You Leave Us No Choice

In October, Choice publicized a $7.8 billion cash-and-stock offer that valued Wyndham at roughly $90 per share, or about a 30% premium of its share price at the time. Wyndham’s board rejected the deal, citing regulatory risks and a low-ball offer. Now, Choice is making the same offer — and taking it instead to Wyndham shareholders. 

In this “exchange offer,” Choice plans to nominate a slate of directors for Wyndham’s 2024 annual shareholder meeting, effectively allowing shareholders to vote for or against a takeover. Choice also is already laying the groundwork for regulatory approval, preemptively squashing Wyndham’s concerns:

  • Adding Wyndham chains like La Quinta and Travelodge would have a new-look Choice accounting for roughly 17% of all US hotel rooms. The company says that would allow it to compete more seriously with Marriott and Hilton.
  • Choice has already engaged the FTC on an antitrust review process for a deal.
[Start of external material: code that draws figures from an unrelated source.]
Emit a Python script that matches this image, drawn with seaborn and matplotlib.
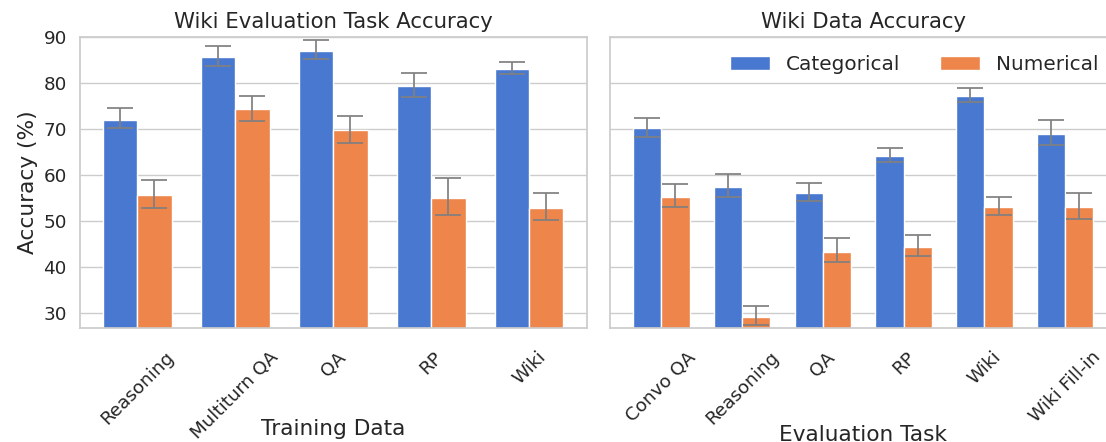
import numpy as np
import pandas as pd
import matplotlib
matplotlib.use("Agg")
import matplotlib.pyplot as plt
import seaborn as sns

# ---------------- data ----------------
series_names = ["Categorical", "Numerical"]

train_cats = ["Reasoning", "Multiturn QA", "QA", "RP", "Wiki"]
train_cat_vals = [72.0, 85.5, 87.0, 79.2, 82.9]
train_cat_lo = [70.1, 83.7, 85.1, 76.8, 81.9]
train_cat_hi = [74.4, 87.9, 89.3, 82.2, 84.5]
train_num_vals = [55.5, 74.2, 69.7, 55.0, 52.7]
train_num_lo = [52.8, 71.6, 66.9, 51.3, 50.1]
train_num_hi = [58.8, 77.2, 72.8, 59.3, 56.0]

eval_cats = ["Convo QA", "Reasoning", "QA", "RP", "Wiki", "Wiki Fill-in"]
eval_cat_vals = [70.1, 57.3, 56.0, 64.0, 77.1, 68.9]
eval_cat_lo = [68.3, 55.1, 54.3, 62.7, 75.9, 66.4]
eval_cat_hi = [72.4, 60.2, 58.2, 65.9, 78.8, 72.0]
eval_num_vals = [55.2, 29.1, 43.3, 44.2, 53.0, 52.9]
eval_num_lo = [53.0, 27.3, 41.0, 42.3, 51.3, 50.4]
eval_num_hi = [58.0, 31.5, 46.2, 46.9, 55.2, 56.0]

y_ticks = [30, 40, 50, 60, 70, 80, 90]

# ---------------- style ----------------
sns.set_theme(style="whitegrid", context="notebook", font_scale=1.2)
plt.rcParams["font.family"] = ["DejaVu Sans"]
palette = sns.color_palette("muted", 2)

TITLE_FS = 15.3
LABEL_FS = 15.6
LEGEND_FS = 14.4
TICK_FS = 13.2


def make_df(cats, cv, nv):
    return pd.DataFrame({
        "category": list(cats) * 2,
        "series": [series_names[0]] * len(cats) + [series_names[1]] * len(cats),
        "value": list(cv) + list(nv),
    })


W, H = 1106, 442
fig = plt.figure(figsize=(W / 100, H / 100), dpi=100)
ax_bottom = 1 - 328 / H
ax_height = (328 - 36.7) / H
ax_width = 506.5 / W
ax1 = fig.add_axes([80 / W, ax_bottom, ax_width, ax_height])
ax2 = fig.add_axes([610 / W, ax_bottom, ax_width, ax_height], sharey=ax1)

panels = [
    (ax1, train_cats, (train_cat_vals, train_cat_lo, train_cat_hi),
     (train_num_vals, train_num_lo, train_num_hi),
     "Wiki Evaluation Task Accuracy", "Training Data", -0.312),
    (ax2, eval_cats, (eval_cat_vals, eval_cat_lo, eval_cat_hi),
     (eval_num_vals, eval_num_lo, eval_num_hi),
     "Wiki Data Accuracy", "Evaluation Task", -0.333),
]

bar_w = 0.7
for ax, cats, cser, nser, title, xlabel, label_y in panels:
    df = make_df(cats, cser[0], nser[0])
    sns.barplot(data=df, x="category", y="value", hue="series",
                hue_order=series_names, order=cats, palette=palette,
                saturation=1, width=bar_w, errorbar=None,
                edgecolor="white", linewidth=1.0, ax=ax, legend=False)
    for cont, (vals, lo, hi) in zip(ax.containers[:2], [cser, nser]):
        xs = [p.get_x() + p.get_width() / 2 for p in cont.patches]
        vals = np.asarray(vals)
        yerr = np.vstack([vals - np.asarray(lo), np.asarray(hi) - vals])
        ax.errorbar(xs, vals, yerr=yerr, fmt="none", ecolor="gray",
                    elinewidth=1.25, capsize=9.5, capthick=1.25, zorder=3)
    n = len(cats)
    pad = 0.05 * (n - 1 + bar_w)
    ax.set_xlim(-bar_w / 2 - pad, n - 1 + bar_w / 2 + pad)
    ax.set_title(title, fontsize=TITLE_FS)
    ax.set_xlabel(xlabel, fontsize=LABEL_FS)
    ax.xaxis.set_label_coords(0.5, label_y)
    ax.tick_params(axis="x", labelrotation=45, labelsize=TICK_FS, pad=8.5)
    ax.tick_params(axis="y", labelsize=TICK_FS)
    for lab in ax.get_xticklabels():
        lab.set_ha("center")

ax1.set_ylim(26.7, 90)
ax1.set_yticks(y_ticks)
ax1.set_ylabel("Accuracy (%)", fontsize=LABEL_FS)
ax2.set_ylabel("")
ax2.tick_params(axis="y", labelleft=False)

handles = [plt.Rectangle((0, 0), 1, 1, facecolor=palette[i], edgecolor="white")
           for i in range(2)]
ax2.legend(handles, series_names, loc="upper right", ncol=2, frameon=False,
           fontsize=LEGEND_FS)

fig.savefig("out.png", dpi=100)
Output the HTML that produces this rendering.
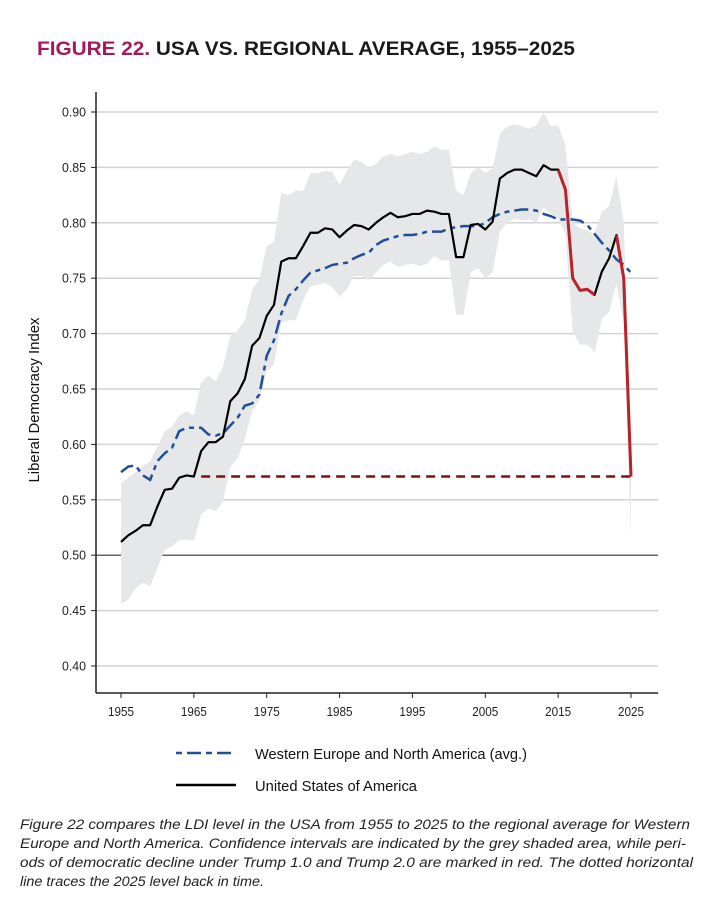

It’s also arguing that its hotels are operated by franchisees who are empowered to set their own prices, therefore limiting potential harm and higher prices for consumers.

“While we would have preferred to come to a negotiated agreement, the Wyndham board’s refusal to explore a transaction has left us with no choice but to take our proposal directly to Wyndham’s shareholders,” Choice CEO Patrick Pacious said in a mildly ironic statement, given the name of the company he runs.

Budget Kings: Hotels have been stung pretty hard by inflation, which has fueled demand for budget hotels. That’s been relatively good news for both Wyndham and Choice, which each have a slew of budget options in their portfolios. Last year, Choice spent $675 million to acquire the Radisson chain of hotels, which we hear may or may not be reasonable.